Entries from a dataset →

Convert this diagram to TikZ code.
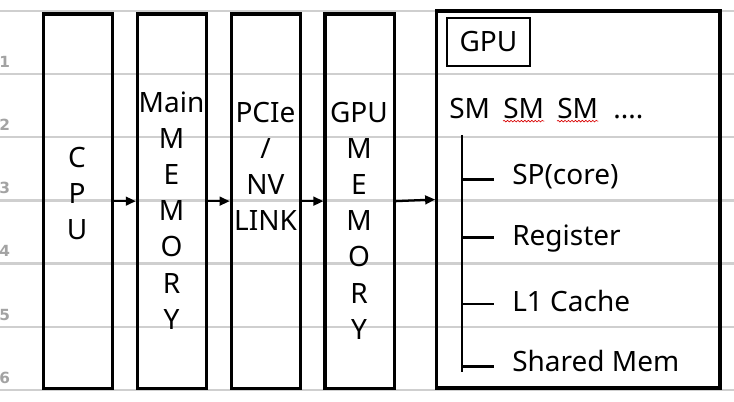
\documentclass[tikz,border=0pt]{standalone}
\usepackage{fontspec}
\setmainfont{Noto Sans}
\newfontfamily\numfont{DejaVu Sans}
\usetikzlibrary{arrows.meta,decorations.pathmorphing}
\begin{document}
\begin{tikzpicture}[x=0.75pt,y=-0.75pt,
  rule/.style={draw=black!19, line width=2.2pt},
  rownum/.style={anchor=base west, inner sep=0pt, text=black!36, font=\numfont\fontsize{11.5}{14}\selectfont\bfseries},
  block/.style={draw, line width=2.3pt, inner sep=0pt, minimum width=52pt, minimum height=280.7pt},
  gpubox/.style={draw, line width=2.3pt, inner sep=0pt, minimum width=212.5pt, minimum height=282.75pt},
  titlebox/.style={draw, line width=0.8pt, inner sep=0pt, minimum width=62.25pt, minimum height=36pt, font=\fontsize{21}{25}\selectfont},
  lbl/.style={anchor=base, inner sep=0pt, font=\fontsize{21}{25}\selectfont},
  lblw/.style={anchor=base west, inner sep=0pt, font=\fontsize{21}{25}\selectfont},
  arr/.style={-{Triangle[length=7.5pt,width=6.5pt]}, line width=1.7pt},
  treeline/.style={line width=2.2pt},
  wavy/.style={draw=red!85!black, line width=0.5pt, decorate, decoration={snake, amplitude=0.6pt, segment length=2.6pt}}
]
\useasboundingbox (0,0) rectangle (734,402);
% ruled lines and row numbers
\foreach \yy in {11,74,137,200.5,263.5,327,390}
  \draw[rule] (0,\yy) -- (734,\yy);
\foreach \yy [count=\k] in {74,137,200.5,263.5,327,390}
  \node[rownum] (row\k) at (-1,{\yy-6.5}) {\k};
% blocks
\node[block] (cpu) at (78,201.15) {};
\node[block] (main) at (172,201.15) {};
\node[block] (pcie) at (265.85,201.15) {};
\node[block] (gmem) at (359.65,201.15) {};
\node[gpubox] (gpu) at (578.35,199.5) {};
% block texts
\foreach \t [count=\i] in {C,P,U}
  \node[lbl] (cpu\i) at (77,{168+36*(\i-1)}) {\t};
\foreach \t [count=\i] in {Main,M,E,M,O,R,Y}
  \node[lbl] (main\i) at (171.5,{113+36*(\i-1)}) {\t};
\foreach \t [count=\i] in {PCIe,/,NV,LINK}
  \node[lbl] (pcie\i) at (265.5,{123+36*(\i-1)}) {\t};
\foreach \t [count=\i] in {GPU,M,E,M,O,R,Y}
  \node[lbl] (gmem\i) at (359,{123+36*(\i-1)}) {\t};
% arrows
\draw[arr] (cpu) -- (main);
\draw[arr] (main) -- (pcie);
\draw[arr] (pcie) -- (gmem);
\draw[arr] (gmem.east) -- (gpu.west);
% GPU contents
\node[titlebox] (gputitle) at (488.5,42) {GPU};
\node[lblw] (sm1) at (449,119) {SM};
\node[lblw] (sm2) at (503,119) {SM};
\node[lblw] (sm3) at (557,119) {SM};
\node[lblw] (dots) at (613,119) {....};
\draw[wavy] ([yshift=-1.6pt]sm2.base west) -- ([yshift=-1.6pt]sm2.base east);
\draw[wavy] ([yshift=-1.6pt]sm3.base west) -- ([yshift=-1.6pt]sm3.base east);
% tree
\coordinate (t0) at (462,135);
\coordinate (t1) at (462,371.7);
\draw[treeline] (t0) -- (t1);
\foreach \yy [count=\k] in {179.3,237.3,304,366.7} {
  \coordinate (b\k) at (462,\yy);
  \coordinate (e\k) at (494,\yy);
  \draw[treeline] (b\k) -- (e\k);
}
\node[lblw] (sp) at (512,185) {SP(core)};
\node[lblw] (reg) at (512,246) {Register};
\node[lblw] (l1) at (512,311) {L1 Cache};
\node[lblw] (shm) at (512,371) {Shared Mem};
\end{tikzpicture}
\end{document}
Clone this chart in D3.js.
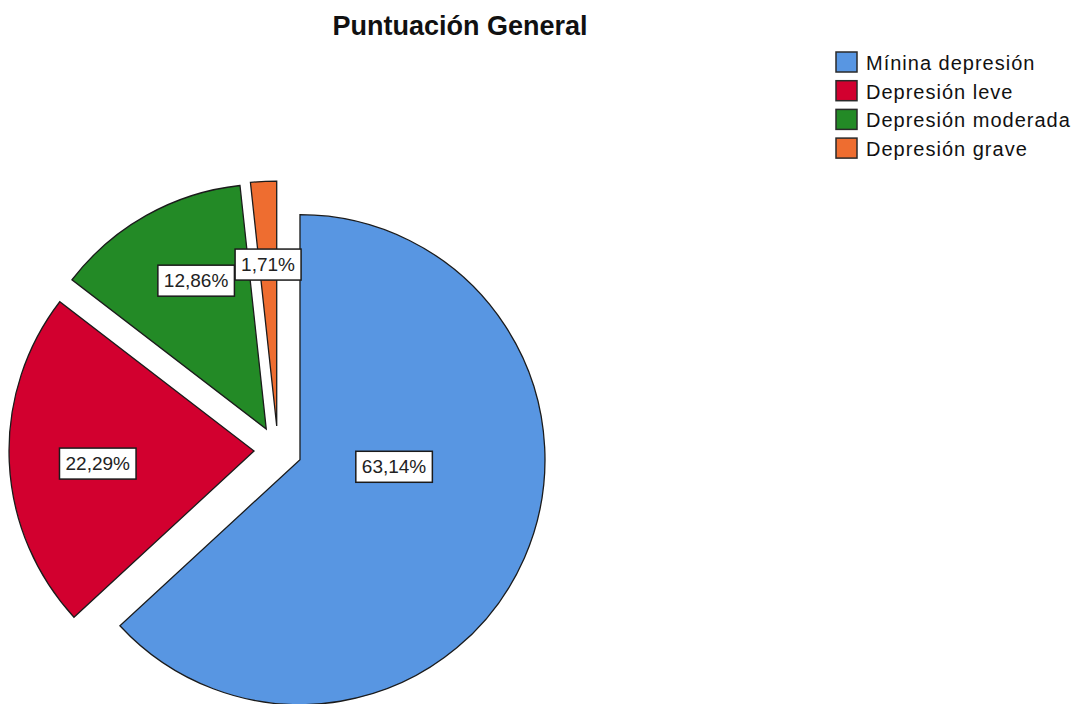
<!DOCTYPE html>
<html>
<head>
<meta charset="utf-8">
<script src="https://cdn.jsdelivr.net/npm/d3@7/dist/d3.min.js"></script>
<style>
  html, body { margin: 0; padding: 0; background: #ffffff; }
  svg { display: block; }
</style>
</head>
<body>
<svg id="chart" width="1078" height="704"></svg>
<script>
// ---- data ----
const categories = ["Mínina depresión", "Depresión leve", "Depresión moderada", "Depresión grave"];
const percentages = [63.14, 22.29, 12.86, 1.71];
const valueLabels = ["63,14%", "22,29%", "12,86%", "1,71%"];
const colors = ["#5896E2", "#D2002F", "#238A26", "#EE6D30"];
const chartTitle = "Puntuación General";

// ---- layout ----
const W = 1078, H = 704;
const cx = 278, cy = 450, R = 245, explode = 24;
const labelPlacement = [
  { frac: 0.385, shift: -19.3 },
  { frac: 0.64, shift: -2 },
  { frac: 0.67, shift: 4 },
  { frac: 0.66, shift: 0 }
];

const svg = d3.select("#chart");
const font = "'Liberation Sans', Arial, sans-serif";

svg.append("text")
  .attr("x", 460).attr("y", 35)
  .attr("text-anchor", "middle")
  .attr("font-family", font)
  .attr("font-weight", "bold")
  .attr("font-size", 27)
  .attr("fill", "#111")
  .text(chartTitle);

const data = categories.map((c, i) => ({ name: c, value: percentages[i], label: valueLabels[i], color: colors[i], idx: i }));

const pie = d3.pie().value(d => d.value).sort(null).startAngle(0).endAngle(2 * Math.PI);
const arcs = pie(data);
const arc = d3.arc().innerRadius(0).outerRadius(R);

const g = svg.append("g").attr("transform", `translate(${cx},${cy})`);

const slices = g.selectAll("g.slice").data(arcs).enter().append("g")
  .attr("class", "slice")
  .attr("transform", d => {
    const a = (d.startAngle + d.endAngle) / 2;
    return `translate(${explode * Math.sin(a)},${-explode * Math.cos(a)})`;
  });

slices.append("path")
  .attr("d", arc)
  .attr("fill", d => d.data.color)
  .attr("stroke", "#1b1b1b")
  .attr("stroke-width", 1.3)
  .attr("stroke-linejoin", "miter");

// labels
slices.each(function (d) {
  const s = d3.select(this);
  const p = labelPlacement[d.data.idx];
  const a = (d.startAngle + d.endAngle) / 2 + p.shift * Math.PI / 180;
  const r = p.frac * R;
  const x = r * Math.sin(a), y = -r * Math.cos(a);
  const lg = s.append("g").attr("transform", `translate(${x},${y})`);
  const t = lg.append("text")
    .attr("text-anchor", "middle")
    .attr("dominant-baseline", "central")
    .attr("font-family", font)
    .attr("font-size", 19)
    .attr("fill", "#222")
    .text(d.data.label);
  const bb = t.node().getBBox();
  lg.insert("rect", "text")
    .attr("x", bb.x - 6).attr("y", bb.y - 5)
    .attr("width", bb.width + 12).attr("height", bb.height + 10)
    .attr("fill", "#ffffff")
    .attr("stroke", "#1b1b1b")
    .attr("stroke-width", 1.5);
});

// legend
const legend = svg.append("g").attr("transform", "translate(836,52)");
const items = legend.selectAll("g.item").data(data).enter().append("g")
  .attr("class", "item")
  .attr("transform", (d, i) => `translate(0,${i * 28.7})`);
items.append("rect")
  .attr("x", 0).attr("y", 0)
  .attr("width", 21).attr("height", 20)
  .attr("fill", d => d.color)
  .attr("stroke", "#2a2a2a")
  .attr("stroke-width", 1.5);
items.append("text")
  .attr("x", 30).attr("y", 11)
  .attr("dominant-baseline", "central")
  .attr("font-family", font)
  .attr("font-size", 20)
  .attr("letter-spacing", 1)
  .attr("fill", "#111")
  .text(d => d.name);
</script>
</body>
</html>
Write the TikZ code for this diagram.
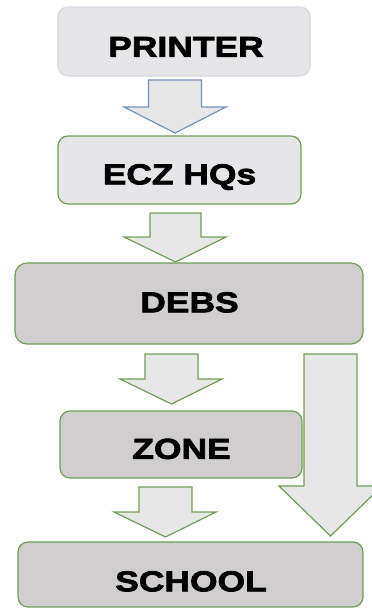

Problem details → Print each line of the material above exactly, with the pictures removed from your copy.

Task solution →
Convert this diagram to TikZ code.
\documentclass[tikz,border=0pt]{standalone}
\usepackage{fontspec}
\setmainfont{Noto Sans}
\newfontfamily\numfont{DejaVu Sans}
\usetikzlibrary{arrows.meta,decorations.pathmorphing}
\begin{document}
\begin{tikzpicture}[x=0.75pt,y=-0.75pt,
  rule/.style={draw=black!19, line width=2.2pt},
  rownum/.style={anchor=base west, inner sep=0pt, text=black!36, font=\numfont\fontsize{11.5}{14}\selectfont\bfseries},
  block/.style={draw, line width=2.3pt, inner sep=0pt, minimum width=52pt, minimum height=280.7pt},
  gpubox/.style={draw, line width=2.3pt, inner sep=0pt, minimum width=212.5pt, minimum height=282.75pt},
  titlebox/.style={draw, line width=0.8pt, inner sep=0pt, minimum width=62.25pt, minimum height=36pt, font=\fontsize{21}{25}\selectfont},
  lbl/.style={anchor=base, inner sep=0pt, font=\fontsize{21}{25}\selectfont},
  lblw/.style={anchor=base west, inner sep=0pt, font=\fontsize{21}{25}\selectfont},
  arr/.style={-{Triangle[length=7.5pt,width=6.5pt]}, line width=1.7pt},
  treeline/.style={line width=2.2pt},
  wavy/.style={draw=red!85!black, line width=0.5pt, decorate, decoration={snake, amplitude=0.6pt, segment length=2.6pt}}
]
\useasboundingbox (0,0) rectangle (734,402);
% ruled lines and row numbers
\foreach \yy in {11,74,137,200.5,263.5,327,390}
  \draw[rule] (0,\yy) -- (734,\yy);
\foreach \yy [count=\k] in {74,137,200.5,263.5,327,390}
  \node[rownum] (row\k) at (-1,{\yy-6.5}) {\k};
% blocks
\node[block] (cpu) at (78,201.15) {};
\node[block] (main) at (172,201.15) {};
\node[block] (pcie) at (265.85,201.15) {};
\node[block] (gmem) at (359.65,201.15) {};
\node[gpubox] (gpu) at (578.35,199.5) {};
% block texts
\foreach \t [count=\i] in {C,P,U}
  \node[lbl] (cpu\i) at (77,{168+36*(\i-1)}) {\t};
\foreach \t [count=\i] in {Main,M,E,M,O,R,Y}
  \node[lbl] (main\i) at (171.5,{113+36*(\i-1)}) {\t};
\foreach \t [count=\i] in {PCIe,/,NV,LINK}
  \node[lbl] (pcie\i) at (265.5,{123+36*(\i-1)}) {\t};
\foreach \t [count=\i] in {GPU,M,E,M,O,R,Y}
  \node[lbl] (gmem\i) at (359,{123+36*(\i-1)}) {\t};
% arrows
\draw[arr] (cpu) -- (main);
\draw[arr] (main) -- (pcie);
\draw[arr] (pcie) -- (gmem);
\draw[arr] (gmem.east) -- (gpu.west);
% GPU contents
\node[titlebox] (gputitle) at (488.5,42) {GPU};
\node[lblw] (sm1) at (449,119) {SM};
\node[lblw] (sm2) at (503,119) {SM};
\node[lblw] (sm3) at (557,119) {SM};
\node[lblw] (dots) at (613,119) {....};
\draw[wavy] ([yshift=-1.6pt]sm2.base west) -- ([yshift=-1.6pt]sm2.base east);
\draw[wavy] ([yshift=-1.6pt]sm3.base west) -- ([yshift=-1.6pt]sm3.base east);
% tree
\coordinate (t0) at (462,135);
\coordinate (t1) at (462,371.7);
\draw[treeline] (t0) -- (t1);
\foreach \yy [count=\k] in {179.3,237.3,304,366.7} {
  \coordinate (b\k) at (462,\yy);
  \coordinate (e\k) at (494,\yy);
  \draw[treeline] (b\k) -- (e\k);
}
\node[lblw] (sp) at (512,185) {SP(core)};
\node[lblw] (reg) at (512,246) {Register};
\node[lblw] (l1) at (512,311) {L1 Cache};
\node[lblw] (shm) at (512,371) {Shared Mem};
\end{tikzpicture}
\end{document}
Clone this chart in D3.js.
<!DOCTYPE html>
<html>
<head>
<meta charset="utf-8">
<script src="https://cdn.jsdelivr.net/npm/d3@7/dist/d3.min.js"></script>
<style>
  html, body { margin: 0; padding: 0; background: #ffffff; }
  svg { display: block; }
</style>
</head>
<body>
<svg id="chart" width="1078" height="704"></svg>
<script>
// ---- data ----
const categories = ["Mínina depresión", "Depresión leve", "Depresión moderada", "Depresión grave"];
const percentages = [63.14, 22.29, 12.86, 1.71];
const valueLabels = ["63,14%", "22,29%", "12,86%", "1,71%"];
const colors = ["#5896E2", "#D2002F", "#238A26", "#EE6D30"];
const chartTitle = "Puntuación General";

// ---- layout ----
const W = 1078, H = 704;
const cx = 278, cy = 450, R = 245, explode = 24;
const labelPlacement = [
  { frac: 0.385, shift: -19.3 },
  { frac: 0.64, shift: -2 },
  { frac: 0.67, shift: 4 },
  { frac: 0.66, shift: 0 }
];

const svg = d3.select("#chart");
const font = "'Liberation Sans', Arial, sans-serif";

svg.append("text")
  .attr("x", 460).attr("y", 35)
  .attr("text-anchor", "middle")
  .attr("font-family", font)
  .attr("font-weight", "bold")
  .attr("font-size", 27)
  .attr("fill", "#111")
  .text(chartTitle);

const data = categories.map((c, i) => ({ name: c, value: percentages[i], label: valueLabels[i], color: colors[i], idx: i }));

const pie = d3.pie().value(d => d.value).sort(null).startAngle(0).endAngle(2 * Math.PI);
const arcs = pie(data);
const arc = d3.arc().innerRadius(0).outerRadius(R);

const g = svg.append("g").attr("transform", `translate(${cx},${cy})`);

const slices = g.selectAll("g.slice").data(arcs).enter().append("g")
  .attr("class", "slice")
  .attr("transform", d => {
    const a = (d.startAngle + d.endAngle) / 2;
    return `translate(${explode * Math.sin(a)},${-explode * Math.cos(a)})`;
  });

slices.append("path")
  .attr("d", arc)
  .attr("fill", d => d.data.color)
  .attr("stroke", "#1b1b1b")
  .attr("stroke-width", 1.3)
  .attr("stroke-linejoin", "miter");

// labels
slices.each(function (d) {
  const s = d3.select(this);
  const p = labelPlacement[d.data.idx];
  const a = (d.startAngle + d.endAngle) / 2 + p.shift * Math.PI / 180;
  const r = p.frac * R;
  const x = r * Math.sin(a), y = -r * Math.cos(a);
  const lg = s.append("g").attr("transform", `translate(${x},${y})`);
  const t = lg.append("text")
    .attr("text-anchor", "middle")
    .attr("dominant-baseline", "central")
    .attr("font-family", font)
    .attr("font-size", 19)
    .attr("fill", "#222")
    .text(d.data.label);
  const bb = t.node().getBBox();
  lg.insert("rect", "text")
    .attr("x", bb.x - 6).attr("y", bb.y - 5)
    .attr("width", bb.width + 12).attr("height", bb.height + 10)
    .attr("fill", "#ffffff")
    .attr("stroke", "#1b1b1b")
    .attr("stroke-width", 1.5);
});

// legend
const legend = svg.append("g").attr("transform", "translate(836,52)");
const items = legend.selectAll("g.item").data(data).enter().append("g")
  .attr("class", "item")
  .attr("transform", (d, i) => `translate(0,${i * 28.7})`);
items.append("rect")
  .attr("x", 0).attr("y", 0)
  .attr("width", 21).attr("height", 20)
  .attr("fill", d => d.color)
  .attr("stroke", "#2a2a2a")
  .attr("stroke-width", 1.5);
items.append("text")
  .attr("x", 30).attr("y", 11)
  .attr("dominant-baseline", "central")
  .attr("font-family", font)
  .attr("font-size", 20)
  .attr("letter-spacing", 1)
  .attr("fill", "#111")
  .text(d => d.name);
</script>
</body>
</html>
Write the TikZ code for this diagram.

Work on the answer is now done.